The lack of the huge amount of wheat normally produced in Russia and Ukraine could have a massive impact on world supply and prices for the UK, pushing up prices. And until last week also I hadn’t realised that Ukraine produces 17.5% of the world’s supply of Maize. So, we are likely to see higher world prices. Potentially then it is good news for UK farmers but it is not just about predicted sales prices- costly inputs impact on profits. And rising oil prices mean the already high 2021 fertiliser prices are likely to climb further as well as diesel and other fuel costs.

I had the privilege last week to listen to one of the greatest farm economists, Mark Beresford-Smith of HSBC speaking in Newmarket to set all this out. He suggested that we are now in possibly a position reminiscent of 1973 with the OPEC crisis and the Yom Kippur War. Plus in 1975 we saw up to 25% inflation resulting from our inability to deal with the quadrupling oil prices.

The older farmers out there will remember those times well, and may not be prepared to sit through the same again. So this may mean more older farmers decide to pass the baton of alternative farm income generation in 2022/23/24 to the younger generation as we enter uncertain farm income times after the 2024 fall in subsidies as a result of the Agriculture Act 2020.

We know we are dependent on world prices for our UK agriculture sales and inputs. On top of the already high fertiliser prices we will get in April the 54% increase in electricity and gas prices and then possibly more increases in October 2022. Both farmers and non-farmers will be impacted by those costs, but it will make non-oil and non-gas energy sources more profitable. Farmers who are prepared to invest, borrow money and take risks in energy production could pick up income streams when traditional crop subsidy income falls off after 2024.

In January 2022 we saw more details published on the new environmental non-farming schemes, and those will carry environmental benefits for communities if the schemes become financially viable enough for farmers to embrace. The large scale of those schemes will mean collaboration and contracts needing professional advice before commitment between landowners, so as to ensure that each farmer does perform under the scheme, and each contract will need to be properly documented.

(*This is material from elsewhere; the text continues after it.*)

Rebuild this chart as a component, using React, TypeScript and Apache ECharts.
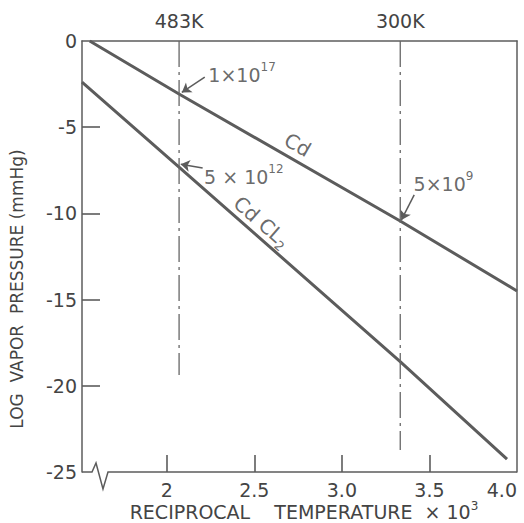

This will also mean less traditional food production, and thus conflict with the present perceived need by the UK public for UK farmers to produce cereals that the UK may not be able to import.

I believe this is one of the most exciting times for agriculture, as change driven by necessity is embraced by farming families in their succession planning, coupled with the recognition by local communities of the need for farmers not just as food producers, but also as custodians of wildlife and wellbeing. The non-farming side will need to be considered carefully by farming families – some older members may not have the stomach to abandon food production in the short term whilst prices rise in the short term, but the younger generation may want to borrow on fixed low interest rates to invest in energy production and environmental projects which in the medium to long term produce greater returns than out of food production. Careful professional advice will be needed, and no “one size fits all” will work here in East Anglia: each farming family and farm is different.